I do still paint, though. I use it a lot for conceptual work for computer games
now, and might hopefully be doing a very important book in the near future, which
will include a lot of heavy painting on canvas, some deeply serious stuff. At
which point I'd hope to go back to painting my strip work properly as well.
Can you tell
us any more about the project?
No, it's a deep,
deep secret right now. I'll give 2000AD Review an exclusive when I can, I promise!
One of the
things that you've done besides painting is that you've actually written a multi-parter
yourself. What was that experience like?
Well, I do write
regularly as well - unfortunately, there isn't always time to write and create
art to the right level. So while I have had some opportunity, I haven't really
had as much as I'd have liked. I did write and draw "Kane and Abe" for
Front magazine for 6 months, which was a very enjoyable experience.
With Pan African
Judges, the script for the first series was written by Paul [Cornell], who is
English, and it was based on a lot of research. I wanted to write something that
wasn't based on research so much as on personal experience. Which I have since,
though I was born in Leicester, I was educated in Nigeria. And I thought I had
a solid idea; the Pan-African Judges against the Gods of West Africa. My brother,
Akin, does a lot of work for Nickelodeon as a producer and scriptwriter, so I
asked him to co-write it with me. So how we worked was I would come up with the
rough ideas, he would then write the details, break them down, re-arrange them.

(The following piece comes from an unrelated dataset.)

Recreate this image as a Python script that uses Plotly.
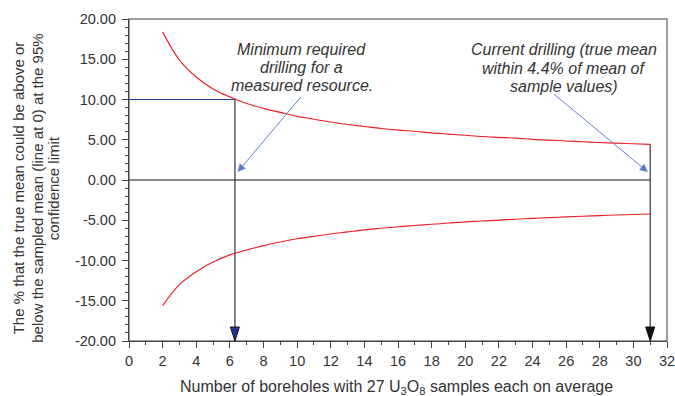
import plotly.graph_objects as go

# Data
boreholes = [2, 3, 4, 5, 6, 7, 8, 9, 10, 11, 12, 13, 14, 15, 16, 17, 18, 19, 20,
             21, 22, 23, 24, 25, 26, 27, 28, 29, 30, 31]
upper_pct = [18.4, 14.9, 12.8, 11.3, 10.3, 9.5, 8.9, 8.4, 7.9, 7.55, 7.2, 6.9, 6.65,
             6.4, 6.2, 6.05, 5.85, 5.7, 5.55, 5.4, 5.3, 5.2, 5.05, 4.95, 4.85, 4.75,
             4.65, 4.58, 4.5, 4.42]
lower_pct = [-15.6, -13.0, -11.4, -10.2, -9.3, -8.7, -8.15, -7.7, -7.3, -7.0, -6.7,
             -6.45, -6.2, -6.0, -5.8, -5.65, -5.5, -5.35, -5.2, -5.1, -4.98, -4.87,
             -4.77, -4.67, -4.58, -4.5, -4.42, -4.35, -4.28, -4.22]
min_boreholes = 6.3
min_pct = 10.0
current_boreholes = 31
current_pct = 4.42

x_ticks = list(range(0, 33, 2))
y_ticks = [-20, -15, -10, -5, 0, 5, 10, 15, 20]
y_ticktext = ["%.2f" % v for v in y_ticks]

ann1_lines = ["Minimum required", "drilling for a", "measured resource."]
ann2_lines = ["Current drilling (true mean", "within 4.4% of mean of", "sample values)"]
y_title_lines = ["The % that the true mean could be above or",
                 "below the sampled mean (line at 0) at the 95%",
                 "confidence limit"]
x_title = "Number of boreholes with 27 U<sub>3</sub>O<sub>8</sub> samples each on average"

RED = "#ee1c25"
DARK = "#333333"
NAVY = "#27348b"
LBLUE = "#5b80c8"
FONT = "Liberation Sans, Arial, sans-serif"

fig = go.Figure()

# zero line
fig.add_trace(go.Scatter(x=[0, current_boreholes], y=[0, 0], mode="lines",
                         line=dict(color="#111111", width=1), hoverinfo="skip"))
# blue horizontal to min requirement
fig.add_trace(go.Scatter(x=[0, min_boreholes], y=[min_pct, min_pct], mode="lines",
                         line=dict(color=NAVY, width=1.2), hoverinfo="skip"))
# vertical drop lines
fig.add_trace(go.Scatter(x=[min_boreholes, min_boreholes], y=[min_pct, -20], mode="lines",
                         line=dict(color=DARK, width=1.2), hoverinfo="skip"))
fig.add_trace(go.Scatter(x=[current_boreholes, current_boreholes], y=[current_pct, -20],
                         mode="lines", line=dict(color=DARK, width=1.2), hoverinfo="skip"))
# confidence curves
fig.add_trace(go.Scatter(x=boreholes, y=upper_pct, mode="lines", line_shape="spline",
                         line=dict(color=RED, width=1.1)))
fig.add_trace(go.Scatter(x=boreholes, y=lower_pct, mode="lines", line_shape="spline",
                         line=dict(color=RED, width=1.1)))

# arrowheads at bottom of drop lines
for xb, col in [(min_boreholes, NAVY), (current_boreholes, "#111111")]:
    fig.add_shape(type="path", xref="x", yref="y", xsizemode="pixel", ysizemode="pixel",
                  xanchor=xb, yanchor=-20, path="M-4.5,14 L4.5,14 L0,0 Z",
                  fillcolor=col, line=dict(color="#111111", width=1), layer="above")

# frame (top/right gray)
fig.add_shape(type="rect", xref="paper", yref="paper", x0=0, x1=1, y0=0, y1=1,
              line=dict(color="#7f7f7f", width=1.5), layer="below")

# italic callout texts, one annotation per line for tight spacing
ann1_y = [16.15, 14.0, 11.8]
ann2_y = [16.15, 13.85, 11.65]
for txt, yy in zip(ann1_lines, ann1_y):
    fig.add_annotation(x=10.27, y=yy, xref="x", yref="y", text="<i>" + txt + "</i>",
                       showarrow=False, xanchor="center", yanchor="middle",
                       font=dict(family=FONT, size=16, color=DARK))
for txt, yy in zip(ann2_lines, ann2_y):
    fig.add_annotation(x=25.86, y=yy, xref="x", yref="y", text="<i>" + txt + "</i>",
                       showarrow=False, xanchor="center", yanchor="middle",
                       font=dict(family=FONT, size=16, color=DARK))

# pointer arrows
fig.add_annotation(x=6.46, y=1.0, ax=10.3, ay=10.5, xref="x", yref="y", axref="x", ayref="y",
                   text="", showarrow=True, arrowhead=2, arrowsize=1.6, arrowwidth=1,
                   arrowcolor=LBLUE, standoff=0)
fig.add_annotation(x=30.86, y=1.0, ax=25.2, ay=10.8, xref="x", yref="y", axref="x", ayref="y",
                   text="", showarrow=True, arrowhead=2, arrowsize=1.6, arrowwidth=1,
                   arrowcolor=LBLUE, standoff=0)

# axis titles as annotations
for txt, xx in zip(y_title_lines, [-0.2058, -0.1716, -0.1407]):
    fig.add_annotation(x=xx, y=0.475, xref="paper", yref="paper", text=txt, textangle=-90,
                       showarrow=False, xanchor="center", yanchor="middle",
                       font=dict(family=FONT, size=15, color=DARK))
fig.add_annotation(x=0.498, y=-0.144, xref="paper", yref="paper", text=x_title,
                   showarrow=False, xanchor="center", yanchor="middle",
                   font=dict(family=FONT, size=16, color=DARK))

fig.update_layout(
    width=675, height=396,
    margin=dict(l=129, r=8, t=19, b=55, autoexpand=False),
    paper_bgcolor="white", plot_bgcolor="white",
    showlegend=False,
    font=dict(family=FONT, size=14.5, color=DARK),
    xaxis=dict(range=[0, 32], tickmode="array", tickvals=x_ticks, showgrid=False,
               zeroline=False, showline=True, linecolor="#444444", linewidth=1.2,
               ticks="outside", ticklen=6, tickcolor="#444444", tickwidth=1.2,
               minor=dict(dtick=1, tick0=0, ticks="outside", ticklen=3,
                          tickcolor="#444444", showgrid=False),
               tickfont=dict(size=14.5, color=DARK), automargin=False,
               ticklabeloverflow="allow"),
    yaxis=dict(range=[-20, 20], tickmode="array", tickvals=y_ticks, ticktext=y_ticktext,
               showgrid=False, zeroline=False, showline=True, linecolor="#444444",
               linewidth=1.2, ticks="outside", ticklen=6, tickcolor="#444444", tickwidth=1.2,
               minor=dict(dtick=1, tick0=0, ticks="outside", ticklen=3,
                          tickcolor="#444444", showgrid=False),
               tickfont=dict(size=14.5, color=DARK), ticklabelstandoff=3, automargin=False),
)

# remove the default 8px page margin so the 675x396 figure fills the window exactly
fig.write_html("out.html", config={"displayModeBar": False},
               post_script="document.body.style.margin='0';document.body.style.overflow='hidden';")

Towards the middle of the process, the roles kind of switched and he would write
an A4 story, I would draw it out, and he would then write the script for the 6-pager.
So it was an
advantage working with your brother?
Oh yes, our thought
patterns are very similar. I always know that he's thinking what I'm thinking.
And there's a lot of give-and-take between us, a lot of flexibility. That made
it one of the most enjoyable creative experiences I'd had.
It's interesting
what you say about experience, because when you look at the 3 large-scale African
stories that ran in the Megazine over about 2 years, there's a very obvious contrast.
PAJ I treats Africa politically, it's the site of poverty and pity. Fetish, on
the other hand, seems to come entirely from the old colonial ideas of a "dark
continent". Was there a political intent for you in taking such a different
perspective to these two?
Absolutely none
whatsoever! That is what happens when you write from experience. Rather than writing
from politics, you're simply taking the world as it is now, and imagining where
it can be in, say, 500 years' time. So if you read my Pan-African Judges, it is
absolutely un-political.
For example, I'm
a Christian, but the leading actors are all Muslims. You've got Muslims, you've
got the white South African, you've got your black Briton who's come over with
her so-say "Afrocentric" ideas and she's shocked that Africans are not
actually Afrocentric! [Laughs] And then you've got the pagans also. So,
it's a nice mix, simply exploring people without having an agenda. I was glad
to see that some people got that.
They were actually
at one point thinking of making it into a graphic novel. Unfortunately, there
just weren't enough pages. It had about 48 pages, and it needed to be slightly
larger.
So all you
need to do really is get them to accept an additional script?
Well, there is
actually a story about what happens to Becky afterwards. She wants to take revenge
on Sadiq, and he ends up in court, charged with slave-trading. Unfortunately,
it doesn't look like we'll get the chance to do that! But who knows? Life is stranger
than fiction
So the use of
the Yoruba Gods in that story, was that again based on personal experience?
My brother did
a lot of research. Because I was only dealing with the block ideas, just the most
basic premise like "the Gods have come back because the Africans have disowned
them". My brother came up with the fine details, like the slavery idea. When
I was doing the art, though, then I would come up with stuff that he didn't expect:
things he was shocked at! Things like the picture of this great expanse, with
a pyramid in the middle, and all these hundreds of people on one side and Shango
on the other. That's an image I'm still proud of, but he had to really struggle
to write around it!
As for the look of the Gods, well we already knew exactly what they looked like.
Shango, for example, actually carried a hammer, and was the God of Thunder and
Lightning, just like Thor. Their stories are very similar indeed. Ogun, the god
of war, metal and iron, very similar in particular to the old German God of War.
This all just shows that all people come from one thread, there is something like
a common culture. I was amazed with the way all these old legends obviously find
their way back to one original source. Shango's hammer is the traditional design.
Ogun was known to be a man of a thousand daggers, so I put him in a traditional
buba, a short-sleeved overall and baggy pants, and I designed this to consist
of a thousand daggers. There's a guy in there too called Sopona, essentially a
trickster - in fact, he's the mirror image of Loki, neither of them are evil incarnate,
they're just these very tricksy figures. So to get that across visually, I made
him slightly glassy, so you're never quite sure what you're looking at.
So some things
were extrapolated and some things were real.